With these words, said the Pope, “the Lord expresses the common destiny that arises from his Church’s inner communion of life with himself.” He said that Jesus “continues to live in his Church in this world,” quoting from the Second Vatican Council which described the Church as the “universal sacrament of salvation.”
The Pope cautioned that when Catholics start to see the Church in solely human terms – open to change according to popular fashion or only as the sum of its sinful members — then “belonging to this vine, the ‘Church,’ is no longer a source of joy.”
“Dissatisfaction and discontent begin to spread, when people’s superficial and mistaken notions of ‘Church,’ their ‘dream Church,’ fail to materialize!”

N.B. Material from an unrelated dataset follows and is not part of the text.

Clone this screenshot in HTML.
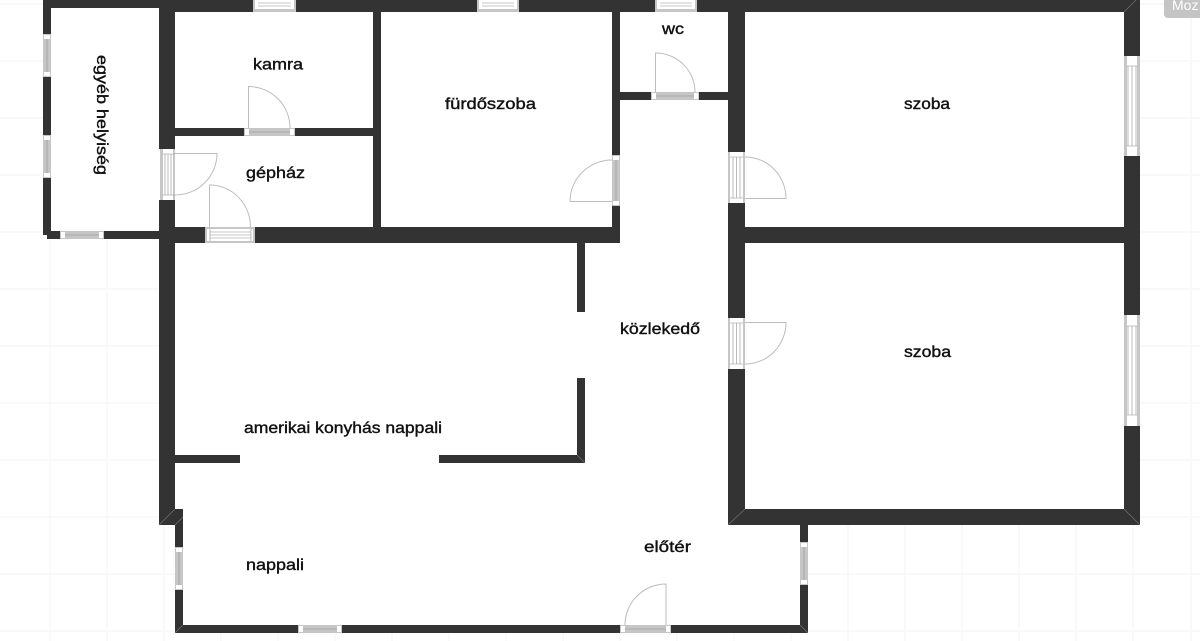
<!DOCTYPE html>
<html lang="hu">
<head>
<meta charset="utf-8">
<title>Alaprajz</title>
<style>
html,body{margin:0;padding:0;width:1200px;height:641px;overflow:hidden;background:#fff}
svg{display:block}
text{font-family:"Liberation Sans",sans-serif;font-size:16px;fill:#111;stroke:#111;stroke-width:.4}
.g{stroke:#f7f7f7;stroke-width:1.5;fill:none}
.w{fill:#333}
.d{fill:none;stroke:#bdbdbd;stroke-width:1}
.f{fill:#c6c6c6}
.e{fill:#fff}
.l{stroke:#8f8f8f;stroke-width:.6;fill:none}
.c{stroke:#777;stroke-width:.6;fill:none}
</style>
</head>
<body>
<svg width="1200" height="641" viewBox="0 0 1200 641" xmlns="http://www.w3.org/2000/svg">
<rect width="1200" height="641" fill="#fff"/>
<!-- background grid -->
<path class="g" d="M0 4H1200M0 61H1200M0 118H1200M0 175H1200M0 232H1200M0 289H1200M0 346H1200M0 403H1200M0 460H1200M0 517H1200M0 574H1200M0 631H1200"/>
<path class="g" d="M50 0V641M107 0V641M164 0V641M221 0V641M278 0V641M335 0V641M392 0V641M449 0V641M506 0V641M563 0V641M620 0V641M677 0V641M734 0V641M791 0V641M848 0V641M905 0V641M962 0V641M1019 0V641M1076 0V641M1133 0V641M1191 0V641"/>
<!-- floor -->
<polygon fill="#fff" points="43,0 1140,0 1140,525 808,525 808,633 175,633 175,525 159,525 159,239 43,239"/>
<!-- walls -->
<g class="w">
<rect x="159" y="0" width="981" height="12"/>
<rect x="43" y="0" width="120" height="8"/>
<rect x="43" y="0" width="8" height="235"/>
<rect x="47" y="231" width="112" height="8"/>
<rect x="159" y="0" width="16" height="525"/>
<rect x="175" y="128" width="198" height="8"/>
<rect x="373" y="12" width="8" height="215"/>
<rect x="175" y="227" width="445" height="16"/>
<rect x="612" y="12" width="8" height="231"/>
<rect x="620" y="92" width="108" height="8"/>
<rect x="728" y="0" width="17" height="525"/>
<rect x="745" y="227" width="379" height="16"/>
<rect x="1124" y="0" width="16" height="525"/>
<rect x="728" y="509" width="412" height="16"/>
<rect x="800" y="509" width="8" height="124"/>
<rect x="175" y="509" width="8" height="124"/>
<rect x="175" y="625" width="633" height="8"/>
<rect x="577" y="243" width="8" height="69"/>
<rect x="577" y="378" width="8" height="85"/>
<rect x="439" y="455" width="146" height="8"/>
<rect x="175" y="455" width="65" height="8"/>
</g>
<!-- chamfers -->
<path class="c" d="M1124 509L1140 525M728 525L745 509M159 525L175 509M175 525L183 517M175 633L183 625M800 625L808 633M577 455L585 463M1124 12L1136 0"/>
<!-- thin windows horizontal -->
<g>
<rect class="f" x="60" y="231" width="44" height="8"/><rect class="e" x="61" y="232" width="4" height="6"/><rect class="e" x="99" y="232" width="4" height="6"/><path class="l" d="M65 235H99"/>
<rect class="f" x="298" y="625" width="44" height="8"/><rect class="e" x="299" y="626" width="4" height="6"/><rect class="e" x="337" y="626" width="4" height="6"/><path class="l" d="M303 629H337"/>
<rect class="f" x="620" y="625" width="51" height="8"/><rect class="e" x="621" y="626" width="4" height="6"/><rect class="e" x="666" y="626" width="4" height="6"/><path class="l" d="M625 629H666"/>
<rect class="f" x="244" y="128" width="51" height="8"/><rect class="e" x="245" y="129" width="4" height="6"/><rect class="e" x="290" y="129" width="4" height="6"/><path class="l" d="M249 132H290"/>
<rect class="f" x="651" y="92" width="48" height="8"/><rect class="e" x="652" y="93" width="4" height="6"/><rect class="e" x="694" y="93" width="4" height="6"/><path class="l" d="M656 96H694"/>
</g>
<!-- thin windows vertical -->
<g>
<rect class="f" x="43" y="34" width="8" height="43"/><rect class="e" x="44" y="35" width="6" height="4"/><rect class="e" x="44" y="72" width="6" height="4"/><path class="l" d="M47 39V72"/>
<rect class="f" x="43" y="135" width="8" height="43"/><rect class="e" x="44" y="136" width="6" height="4"/><rect class="e" x="44" y="173" width="6" height="4"/><path class="l" d="M47 140V173"/>
<rect class="f" x="175" y="547" width="8" height="43"/><rect class="e" x="176" y="548" width="6" height="4"/><rect class="e" x="176" y="585" width="6" height="4"/><path class="l" d="M179 552V585"/>
<rect class="f" x="800" y="542" width="8" height="43"/><rect class="e" x="801" y="543" width="6" height="4"/><rect class="e" x="801" y="580" width="6" height="4"/><path class="l" d="M804 547V580"/>
<rect class="f" x="612" y="155" width="8" height="51"/><rect class="e" x="613" y="156" width="6" height="4"/><rect class="e" x="613" y="201" width="6" height="4"/><path class="l" d="M616 160V201"/>
</g>
<!-- thick windows / door frames -->
<g>
<rect class="f" x="205" y="227" width="50" height="16"/><rect class="e" x="205" y="229" width="50" height="12"/><rect class="f" x="205" y="227" width="2" height="16"/><rect class="f" x="253" y="227" width="2" height="16"/><path class="l" d="M210 232H251M210 235H251M210 238H251M210 229V241M251 229V241"/>
<rect class="e" x="253" y="0" width="43" height="12"/><rect class="f" x="253" y="9" width="43" height="3"/><rect class="f" x="253" y="0" width="2" height="12"/><rect class="f" x="294" y="0" width="2" height="12"/><path class="l" d="M258 3H291M258 6H291"/>
<rect class="e" x="477" y="0" width="42" height="12"/><rect class="f" x="477" y="9" width="42" height="3"/><rect class="f" x="477" y="0" width="2" height="12"/><rect class="f" x="517" y="0" width="2" height="12"/><path class="l" d="M482 3H514M482 6H514"/>
<rect class="e" x="655" y="0" width="42" height="12"/><rect class="f" x="655" y="9" width="42" height="3"/><rect class="f" x="655" y="0" width="2" height="12"/><rect class="f" x="695" y="0" width="2" height="12"/><path class="l" d="M660 3H692M660 6H692"/>

<rect class="e" x="159" y="149" width="16" height="51"/><rect class="f" x="160" y="149" width="3" height="51"/><rect class="f" x="173" y="149" width="2" height="51"/><path class="l" d="M165 154V195M168 154V195M171 154V195M163 154H175M163 195H175"/>
<rect class="e" x="728" y="152" width="17" height="51"/><rect class="f" x="728" y="152" width="2" height="51"/><rect class="f" x="743" y="152" width="2" height="51"/><path class="l" d="M733 157V198M736.500 157V198M740 157V198M730 157H743M730 198H743"/>
<rect class="e" x="728" y="318" width="17" height="51"/><rect class="f" x="728" y="318" width="2" height="51"/><rect class="f" x="743" y="318" width="2" height="51"/><path class="l" d="M733 323V364M736.500 323V364M740 323V364M730 323H743M730 364H743"/>
<rect class="e" x="1124" y="56" width="16" height="100"/><rect class="f" x="1124" y="56" width="3" height="100"/><rect class="f" x="1137" y="56" width="3" height="100"/><path class="l" d="M1128 66V146M1132 66V146M1136 66V146M1127 66H1137M1127 146H1137"/>
<rect class="e" x="1124" y="315" width="16" height="111"/><rect class="f" x="1124" y="315" width="3" height="111"/><rect class="f" x="1137" y="315" width="3" height="111"/><path class="l" d="M1128 326V415M1132 326V415M1136 326V415M1127 326H1137M1127 415H1137"/>
</g>
<!-- door leaves -->
<path class="d" d="M248.500 128V86.500A41.500 41.500 0 0 1 290 128"/>
<path class="d" d="M209.500 227V185A41 42 0 0 1 250.500 227"/>
<path class="d" d="M175 153.500H217A42 41.500 0 0 1 175 195"/>
<path class="d" d="M612 201.500H570A42 41.500 0 0 1 612 160"/>
<path class="d" d="M655.500 92V53A39.500 39 0 0 1 695 92"/>
<path class="d" d="M745 157A41 41.500 0 0 1 786 198.500H745"/>
<path class="d" d="M745 322.500H786A41 41.500 0 0 1 745 364"/>
<path class="d" d="M666 625V584A41 41 0 0 0 625 625"/>
<!-- labels -->
<text x="253" y="69.500" textLength="50" lengthAdjust="spacingAndGlyphs">kamra</text>
<text x="246" y="178" textLength="59" lengthAdjust="spacingAndGlyphs">gépház</text>
<text x="445" y="109" textLength="91" lengthAdjust="spacingAndGlyphs">fürdőszoba</text>
<text x="662" y="34" textLength="22" lengthAdjust="spacingAndGlyphs">wc</text>
<text x="904" y="109" textLength="46" lengthAdjust="spacingAndGlyphs">szoba</text>
<text x="904" y="357" textLength="47" lengthAdjust="spacingAndGlyphs">szoba</text>
<text x="620" y="334" textLength="80" lengthAdjust="spacingAndGlyphs">közlekedő</text>
<text x="244" y="433" textLength="198" lengthAdjust="spacingAndGlyphs">amerikai konyhás nappali</text>
<text x="246" y="570" textLength="58" lengthAdjust="spacingAndGlyphs">nappali</text>
<text x="644" y="552" textLength="47" lengthAdjust="spacingAndGlyphs">előtér</text>
<text transform="translate(97 55) rotate(90)" textLength="120" lengthAdjust="spacingAndGlyphs">egyéb helyiség</text>
<!-- overlay badge -->
<path d="M1164 0H1200V18H1168A4 4 0 0 1 1164 14Z" fill="#c4c4c4"/>
<text x="1172" y="10" style="font-size:14px;fill:#fff;stroke:none">Moz</text>
</svg>
</body>
</html>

He described the modern era as one of “restlessness and lack of commitment, when so many people lose their way and their grounding,” and urged people to “cry out like the disciples on the road to Emmaus: ‘Lord, stay with us, for it is almost evening and darkness is all around us!’ then the risen Lord gives us a place of refuge, a place of light, hope and confidence, a place of rest and security.”
“Every one of us is faced with this choice,” concluded the Pope, urging people to choose the Church and Jesus Christ.
Among the dignitaries at today’s Mass was German Chancellor Angela Merkel. Upon arrival at the stadium, Pope Benedict traveled in the popemobile around the stadium race track stopping only to kiss several babies. Amid the Berlin drizzle, the crowd sang hymns and waved yellow scarves emblazoned with the motto of the visit – “Gott ist Zukunft” or “God is the future.”